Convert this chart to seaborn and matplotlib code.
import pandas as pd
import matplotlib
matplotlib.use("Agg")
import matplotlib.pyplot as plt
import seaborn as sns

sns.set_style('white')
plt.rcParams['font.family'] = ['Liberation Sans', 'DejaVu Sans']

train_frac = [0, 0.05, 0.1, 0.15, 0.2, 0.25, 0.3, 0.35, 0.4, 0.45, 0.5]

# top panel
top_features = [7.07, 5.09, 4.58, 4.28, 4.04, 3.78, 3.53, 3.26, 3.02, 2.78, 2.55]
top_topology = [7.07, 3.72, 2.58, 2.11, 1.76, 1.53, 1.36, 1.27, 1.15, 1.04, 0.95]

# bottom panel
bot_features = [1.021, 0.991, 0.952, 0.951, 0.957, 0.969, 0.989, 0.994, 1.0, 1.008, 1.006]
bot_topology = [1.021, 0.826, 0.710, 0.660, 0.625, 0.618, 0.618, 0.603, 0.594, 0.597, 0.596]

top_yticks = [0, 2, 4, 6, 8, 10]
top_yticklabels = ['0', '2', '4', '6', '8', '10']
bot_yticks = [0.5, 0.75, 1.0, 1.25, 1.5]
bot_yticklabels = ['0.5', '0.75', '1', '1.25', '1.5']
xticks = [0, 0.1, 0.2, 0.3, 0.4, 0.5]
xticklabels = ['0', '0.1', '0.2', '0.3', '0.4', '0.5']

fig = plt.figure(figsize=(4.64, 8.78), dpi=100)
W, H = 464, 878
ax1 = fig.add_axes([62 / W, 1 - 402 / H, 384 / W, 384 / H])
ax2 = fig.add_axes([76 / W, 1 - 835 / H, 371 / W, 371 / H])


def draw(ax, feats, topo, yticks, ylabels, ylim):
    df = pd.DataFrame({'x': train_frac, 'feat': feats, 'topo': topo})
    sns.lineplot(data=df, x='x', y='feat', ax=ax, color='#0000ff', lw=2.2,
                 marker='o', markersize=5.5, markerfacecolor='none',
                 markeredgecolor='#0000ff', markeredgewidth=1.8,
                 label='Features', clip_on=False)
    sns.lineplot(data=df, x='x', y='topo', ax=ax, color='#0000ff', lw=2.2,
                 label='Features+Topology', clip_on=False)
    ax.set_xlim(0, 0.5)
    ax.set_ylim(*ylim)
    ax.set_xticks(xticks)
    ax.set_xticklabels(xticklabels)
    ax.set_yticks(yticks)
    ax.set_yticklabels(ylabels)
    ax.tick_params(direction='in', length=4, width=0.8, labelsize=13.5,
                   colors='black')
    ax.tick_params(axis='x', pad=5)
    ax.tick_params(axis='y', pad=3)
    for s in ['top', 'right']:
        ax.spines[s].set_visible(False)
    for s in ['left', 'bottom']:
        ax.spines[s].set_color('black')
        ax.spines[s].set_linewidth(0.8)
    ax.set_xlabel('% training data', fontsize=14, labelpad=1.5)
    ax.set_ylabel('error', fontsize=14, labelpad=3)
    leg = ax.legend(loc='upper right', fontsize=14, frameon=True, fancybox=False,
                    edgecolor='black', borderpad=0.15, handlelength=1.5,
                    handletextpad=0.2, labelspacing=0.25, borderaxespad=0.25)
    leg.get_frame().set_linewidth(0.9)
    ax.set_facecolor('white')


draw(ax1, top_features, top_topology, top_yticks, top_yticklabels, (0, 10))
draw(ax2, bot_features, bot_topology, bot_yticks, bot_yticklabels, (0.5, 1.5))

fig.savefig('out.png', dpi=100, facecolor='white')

________________

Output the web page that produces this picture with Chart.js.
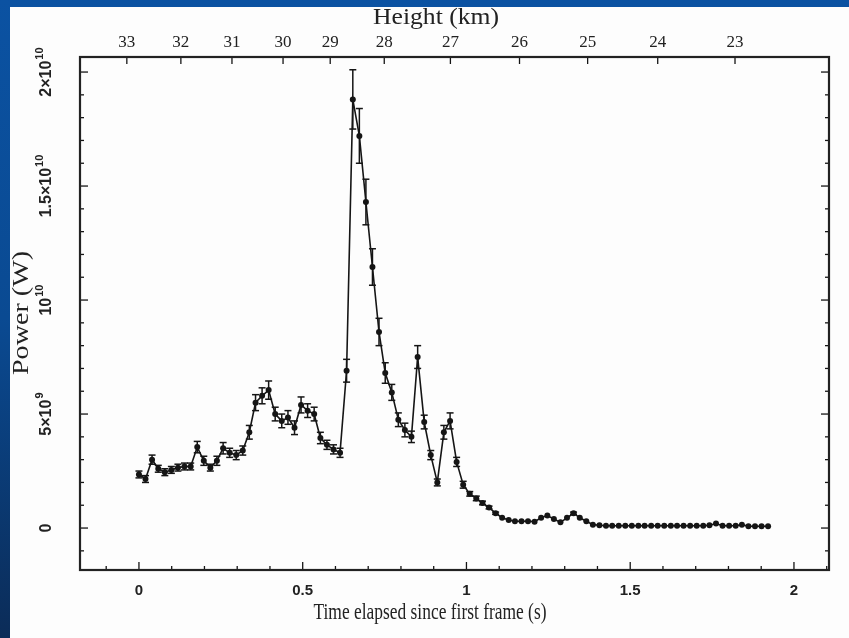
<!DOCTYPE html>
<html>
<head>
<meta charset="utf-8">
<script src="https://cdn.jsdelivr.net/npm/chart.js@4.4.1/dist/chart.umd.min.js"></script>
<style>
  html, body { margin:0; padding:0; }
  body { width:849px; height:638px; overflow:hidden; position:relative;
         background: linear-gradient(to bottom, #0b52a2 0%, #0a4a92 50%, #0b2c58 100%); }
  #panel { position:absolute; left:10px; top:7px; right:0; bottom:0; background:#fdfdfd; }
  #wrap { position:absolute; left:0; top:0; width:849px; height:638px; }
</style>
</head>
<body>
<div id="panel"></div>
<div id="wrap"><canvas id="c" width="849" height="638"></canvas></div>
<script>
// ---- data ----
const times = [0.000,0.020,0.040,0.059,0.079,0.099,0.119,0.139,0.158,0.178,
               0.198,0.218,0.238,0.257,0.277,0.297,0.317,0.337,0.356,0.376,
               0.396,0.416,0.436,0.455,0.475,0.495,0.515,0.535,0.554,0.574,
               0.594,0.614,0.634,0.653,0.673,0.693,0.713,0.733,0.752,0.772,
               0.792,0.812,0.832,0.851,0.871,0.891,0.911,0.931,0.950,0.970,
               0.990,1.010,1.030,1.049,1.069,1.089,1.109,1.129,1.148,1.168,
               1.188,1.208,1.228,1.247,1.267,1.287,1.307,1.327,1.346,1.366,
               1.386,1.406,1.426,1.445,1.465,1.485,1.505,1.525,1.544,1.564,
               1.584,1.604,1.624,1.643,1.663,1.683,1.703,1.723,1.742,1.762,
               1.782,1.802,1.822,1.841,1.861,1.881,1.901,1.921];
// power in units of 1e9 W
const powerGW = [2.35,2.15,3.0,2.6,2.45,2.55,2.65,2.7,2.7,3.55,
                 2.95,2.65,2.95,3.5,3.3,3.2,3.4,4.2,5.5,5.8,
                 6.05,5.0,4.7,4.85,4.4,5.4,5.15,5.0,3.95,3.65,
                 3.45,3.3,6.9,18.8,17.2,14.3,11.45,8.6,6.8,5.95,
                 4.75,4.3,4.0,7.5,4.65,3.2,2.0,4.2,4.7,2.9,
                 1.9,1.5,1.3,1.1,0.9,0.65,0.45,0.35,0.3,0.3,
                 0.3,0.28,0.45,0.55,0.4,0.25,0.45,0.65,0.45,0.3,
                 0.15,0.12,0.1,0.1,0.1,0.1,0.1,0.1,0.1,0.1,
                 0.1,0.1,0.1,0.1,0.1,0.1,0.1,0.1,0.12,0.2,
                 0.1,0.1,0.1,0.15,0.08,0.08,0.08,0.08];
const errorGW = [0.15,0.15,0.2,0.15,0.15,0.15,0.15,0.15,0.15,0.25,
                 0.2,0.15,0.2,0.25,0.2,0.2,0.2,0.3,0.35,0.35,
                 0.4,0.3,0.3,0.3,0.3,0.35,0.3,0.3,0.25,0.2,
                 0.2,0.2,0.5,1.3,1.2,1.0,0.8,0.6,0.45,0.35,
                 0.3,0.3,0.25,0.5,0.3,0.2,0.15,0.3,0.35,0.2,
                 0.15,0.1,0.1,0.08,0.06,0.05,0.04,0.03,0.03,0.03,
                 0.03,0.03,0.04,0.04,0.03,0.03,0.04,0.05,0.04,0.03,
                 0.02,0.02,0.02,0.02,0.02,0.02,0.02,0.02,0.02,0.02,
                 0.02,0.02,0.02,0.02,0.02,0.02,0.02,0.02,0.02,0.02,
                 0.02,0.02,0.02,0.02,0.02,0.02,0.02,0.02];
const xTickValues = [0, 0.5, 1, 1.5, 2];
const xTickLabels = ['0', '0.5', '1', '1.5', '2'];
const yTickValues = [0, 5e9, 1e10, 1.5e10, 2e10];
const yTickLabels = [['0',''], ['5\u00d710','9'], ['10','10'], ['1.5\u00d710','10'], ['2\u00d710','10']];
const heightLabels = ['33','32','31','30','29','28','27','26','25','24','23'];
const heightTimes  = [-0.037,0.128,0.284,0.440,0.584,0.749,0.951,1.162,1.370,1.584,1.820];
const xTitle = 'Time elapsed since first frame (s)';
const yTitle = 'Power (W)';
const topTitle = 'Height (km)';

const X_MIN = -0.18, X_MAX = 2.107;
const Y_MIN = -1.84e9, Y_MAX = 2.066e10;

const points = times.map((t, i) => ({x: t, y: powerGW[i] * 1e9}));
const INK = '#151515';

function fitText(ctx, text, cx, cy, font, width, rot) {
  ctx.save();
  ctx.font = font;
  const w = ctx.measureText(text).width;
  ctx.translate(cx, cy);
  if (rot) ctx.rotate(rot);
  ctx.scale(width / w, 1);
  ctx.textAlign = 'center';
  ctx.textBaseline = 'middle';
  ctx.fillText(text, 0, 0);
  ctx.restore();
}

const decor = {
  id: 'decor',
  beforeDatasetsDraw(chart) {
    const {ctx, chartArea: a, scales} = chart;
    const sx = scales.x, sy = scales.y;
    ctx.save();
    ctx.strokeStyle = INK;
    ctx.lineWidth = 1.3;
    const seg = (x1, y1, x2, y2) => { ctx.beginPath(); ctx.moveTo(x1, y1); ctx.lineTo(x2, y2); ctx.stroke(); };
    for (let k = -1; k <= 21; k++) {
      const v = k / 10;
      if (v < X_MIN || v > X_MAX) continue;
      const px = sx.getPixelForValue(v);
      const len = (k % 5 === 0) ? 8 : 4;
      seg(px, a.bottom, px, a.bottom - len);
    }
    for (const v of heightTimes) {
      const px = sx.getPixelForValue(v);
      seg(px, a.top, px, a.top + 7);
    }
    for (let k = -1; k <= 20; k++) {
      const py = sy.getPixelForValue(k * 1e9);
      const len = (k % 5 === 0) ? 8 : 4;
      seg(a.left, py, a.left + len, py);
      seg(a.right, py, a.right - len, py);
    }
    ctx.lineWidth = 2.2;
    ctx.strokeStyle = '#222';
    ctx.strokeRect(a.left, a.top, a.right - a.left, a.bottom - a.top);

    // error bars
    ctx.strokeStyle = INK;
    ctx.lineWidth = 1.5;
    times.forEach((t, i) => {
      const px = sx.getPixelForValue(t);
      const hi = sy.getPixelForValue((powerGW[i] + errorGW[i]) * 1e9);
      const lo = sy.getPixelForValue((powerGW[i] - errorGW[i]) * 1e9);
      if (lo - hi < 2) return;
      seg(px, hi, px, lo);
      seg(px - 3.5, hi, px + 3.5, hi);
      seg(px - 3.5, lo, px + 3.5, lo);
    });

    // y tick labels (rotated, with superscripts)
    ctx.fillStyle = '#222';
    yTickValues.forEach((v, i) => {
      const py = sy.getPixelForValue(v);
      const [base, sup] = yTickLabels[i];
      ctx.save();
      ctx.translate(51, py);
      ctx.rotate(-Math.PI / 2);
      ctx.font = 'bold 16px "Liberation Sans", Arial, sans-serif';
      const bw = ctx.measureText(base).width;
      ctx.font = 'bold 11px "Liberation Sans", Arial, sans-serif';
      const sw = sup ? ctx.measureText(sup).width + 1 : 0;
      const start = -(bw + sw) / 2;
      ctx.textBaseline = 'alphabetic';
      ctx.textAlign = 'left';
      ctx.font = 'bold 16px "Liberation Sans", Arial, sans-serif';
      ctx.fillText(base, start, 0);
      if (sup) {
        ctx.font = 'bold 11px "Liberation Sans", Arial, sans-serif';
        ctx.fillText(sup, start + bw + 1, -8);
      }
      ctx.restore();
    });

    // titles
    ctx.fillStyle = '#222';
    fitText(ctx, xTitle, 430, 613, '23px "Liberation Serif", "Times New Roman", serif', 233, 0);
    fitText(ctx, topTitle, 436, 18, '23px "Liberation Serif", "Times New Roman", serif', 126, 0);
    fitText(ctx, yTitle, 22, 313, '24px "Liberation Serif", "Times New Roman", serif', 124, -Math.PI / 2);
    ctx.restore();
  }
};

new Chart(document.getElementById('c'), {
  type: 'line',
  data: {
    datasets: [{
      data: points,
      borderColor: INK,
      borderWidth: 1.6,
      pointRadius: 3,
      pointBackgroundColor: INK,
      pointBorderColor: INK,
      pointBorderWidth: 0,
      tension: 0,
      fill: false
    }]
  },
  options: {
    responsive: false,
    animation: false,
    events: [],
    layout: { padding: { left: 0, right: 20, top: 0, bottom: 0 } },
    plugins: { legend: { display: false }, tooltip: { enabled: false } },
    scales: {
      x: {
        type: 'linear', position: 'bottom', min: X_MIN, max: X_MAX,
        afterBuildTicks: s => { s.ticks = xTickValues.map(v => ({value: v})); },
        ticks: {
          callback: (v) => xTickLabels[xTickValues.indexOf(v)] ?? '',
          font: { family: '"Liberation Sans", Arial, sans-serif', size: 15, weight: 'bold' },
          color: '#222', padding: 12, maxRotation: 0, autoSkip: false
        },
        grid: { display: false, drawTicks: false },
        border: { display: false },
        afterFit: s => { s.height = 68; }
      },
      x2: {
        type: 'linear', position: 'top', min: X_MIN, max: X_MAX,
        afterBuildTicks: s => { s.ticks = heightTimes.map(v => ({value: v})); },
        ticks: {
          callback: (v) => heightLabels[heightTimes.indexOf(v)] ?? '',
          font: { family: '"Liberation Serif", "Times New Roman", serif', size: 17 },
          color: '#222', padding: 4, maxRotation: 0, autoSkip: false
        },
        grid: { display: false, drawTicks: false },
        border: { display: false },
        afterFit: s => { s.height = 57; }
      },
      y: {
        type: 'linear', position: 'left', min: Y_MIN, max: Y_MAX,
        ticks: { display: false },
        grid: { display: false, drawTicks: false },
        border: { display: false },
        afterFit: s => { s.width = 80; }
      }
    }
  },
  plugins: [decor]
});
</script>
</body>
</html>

________________

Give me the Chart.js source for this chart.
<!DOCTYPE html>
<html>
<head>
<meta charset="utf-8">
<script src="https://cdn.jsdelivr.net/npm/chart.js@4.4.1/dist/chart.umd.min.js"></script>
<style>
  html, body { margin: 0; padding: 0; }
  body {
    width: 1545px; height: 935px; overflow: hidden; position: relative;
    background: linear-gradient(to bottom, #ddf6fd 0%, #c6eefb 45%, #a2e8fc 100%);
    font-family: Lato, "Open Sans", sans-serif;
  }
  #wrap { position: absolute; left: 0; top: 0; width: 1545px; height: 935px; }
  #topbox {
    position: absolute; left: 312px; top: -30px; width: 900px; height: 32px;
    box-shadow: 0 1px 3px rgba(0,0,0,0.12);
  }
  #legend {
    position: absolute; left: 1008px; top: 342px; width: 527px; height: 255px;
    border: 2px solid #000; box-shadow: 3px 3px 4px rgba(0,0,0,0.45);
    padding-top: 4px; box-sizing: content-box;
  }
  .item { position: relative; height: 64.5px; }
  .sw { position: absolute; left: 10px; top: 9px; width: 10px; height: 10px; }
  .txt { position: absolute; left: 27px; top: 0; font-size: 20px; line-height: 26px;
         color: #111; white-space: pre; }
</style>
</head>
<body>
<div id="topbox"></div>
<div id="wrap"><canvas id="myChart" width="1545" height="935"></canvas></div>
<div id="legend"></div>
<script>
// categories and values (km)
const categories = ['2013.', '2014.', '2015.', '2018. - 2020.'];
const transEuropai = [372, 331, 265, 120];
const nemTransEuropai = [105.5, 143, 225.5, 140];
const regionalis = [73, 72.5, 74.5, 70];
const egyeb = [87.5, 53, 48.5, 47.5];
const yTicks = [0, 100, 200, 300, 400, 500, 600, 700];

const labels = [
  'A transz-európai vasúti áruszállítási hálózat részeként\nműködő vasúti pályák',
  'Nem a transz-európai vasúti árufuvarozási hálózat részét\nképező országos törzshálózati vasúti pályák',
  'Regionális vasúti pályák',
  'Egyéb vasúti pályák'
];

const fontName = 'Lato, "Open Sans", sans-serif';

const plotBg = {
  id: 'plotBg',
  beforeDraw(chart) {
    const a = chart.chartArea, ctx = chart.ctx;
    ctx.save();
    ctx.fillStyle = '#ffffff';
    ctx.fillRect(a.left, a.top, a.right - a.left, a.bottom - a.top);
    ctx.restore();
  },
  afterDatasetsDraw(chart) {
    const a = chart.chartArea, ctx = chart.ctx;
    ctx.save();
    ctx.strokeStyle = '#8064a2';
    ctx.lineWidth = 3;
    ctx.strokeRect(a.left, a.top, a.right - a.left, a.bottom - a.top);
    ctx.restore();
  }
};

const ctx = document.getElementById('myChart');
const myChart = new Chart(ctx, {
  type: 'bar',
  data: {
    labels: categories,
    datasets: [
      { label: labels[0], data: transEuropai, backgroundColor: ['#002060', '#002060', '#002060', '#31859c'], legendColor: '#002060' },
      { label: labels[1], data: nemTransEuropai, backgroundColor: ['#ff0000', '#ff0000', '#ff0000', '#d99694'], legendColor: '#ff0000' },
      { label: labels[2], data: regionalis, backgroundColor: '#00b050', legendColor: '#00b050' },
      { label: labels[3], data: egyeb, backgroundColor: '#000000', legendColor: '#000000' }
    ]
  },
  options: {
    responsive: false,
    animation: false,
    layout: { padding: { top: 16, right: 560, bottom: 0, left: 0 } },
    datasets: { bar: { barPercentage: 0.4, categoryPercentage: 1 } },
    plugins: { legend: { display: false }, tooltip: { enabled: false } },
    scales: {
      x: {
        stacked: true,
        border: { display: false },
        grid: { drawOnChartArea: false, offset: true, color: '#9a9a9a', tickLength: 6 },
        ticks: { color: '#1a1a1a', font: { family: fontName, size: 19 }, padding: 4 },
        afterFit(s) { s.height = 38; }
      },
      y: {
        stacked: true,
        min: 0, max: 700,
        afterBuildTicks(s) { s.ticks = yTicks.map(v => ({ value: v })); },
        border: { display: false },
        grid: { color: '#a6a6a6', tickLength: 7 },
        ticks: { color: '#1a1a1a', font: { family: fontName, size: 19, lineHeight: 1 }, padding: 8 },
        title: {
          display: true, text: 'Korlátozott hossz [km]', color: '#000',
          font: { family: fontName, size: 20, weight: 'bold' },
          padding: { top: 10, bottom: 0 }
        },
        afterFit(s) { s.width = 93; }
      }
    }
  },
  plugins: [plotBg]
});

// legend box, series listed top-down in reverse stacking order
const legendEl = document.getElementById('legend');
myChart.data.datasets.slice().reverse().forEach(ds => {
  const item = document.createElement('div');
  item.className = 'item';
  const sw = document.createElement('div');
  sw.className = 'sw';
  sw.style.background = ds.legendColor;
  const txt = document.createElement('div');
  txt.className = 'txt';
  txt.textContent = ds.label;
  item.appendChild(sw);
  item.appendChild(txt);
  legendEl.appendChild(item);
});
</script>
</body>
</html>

________________

■ **To do**
Quote the listing above, but only from the line that shows "Convert this chart" through the line that shows "ax2 = fig.add_axes([76".

■ **Task output**
Convert this chart to seaborn and matplotlib code.
import pandas as pd
import matplotlib
matplotlib.use("Agg")
import matplotlib.pyplot as plt
import seaborn as sns

sns.set_style('white')
plt.rcParams['font.family'] = ['Liberation Sans', 'DejaVu Sans']

train_frac = [0, 0.05, 0.1, 0.15, 0.2, 0.25, 0.3, 0.35, 0.4, 0.45, 0.5]

# top panel
top_features = [7.07, 5.09, 4.58, 4.28, 4.04, 3.78, 3.53, 3.26, 3.02, 2.78, 2.55]
top_topology = [7.07, 3.72, 2.58, 2.11, 1.76, 1.53, 1.36, 1.27, 1.15, 1.04, 0.95]

# bottom panel
bot_features = [1.021, 0.991, 0.952, 0.951, 0.957, 0.969, 0.989, 0.994, 1.0, 1.008, 1.006]
bot_topology = [1.021, 0.826, 0.710, 0.660, 0.625, 0.618, 0.618, 0.603, 0.594, 0.597, 0.596]

top_yticks = [0, 2, 4, 6, 8, 10]
top_yticklabels = ['0', '2', '4', '6', '8', '10']
bot_yticks = [0.5, 0.75, 1.0, 1.25, 1.5]
bot_yticklabels = ['0.5', '0.75', '1', '1.25', '1.5']
xticks = [0, 0.1, 0.2, 0.3, 0.4, 0.5]
xticklabels = ['0', '0.1', '0.2', '0.3', '0.4', '0.5']

fig = plt.figure(figsize=(4.64, 8.78), dpi=100)
W, H = 464, 878
ax1 = fig.add_axes([62 / W, 1 - 402 / H, 384 / W, 384 / H])
ax2 = fig.add_axes([76 / W, 1 - 835 / H, 371 / W, 371 / H])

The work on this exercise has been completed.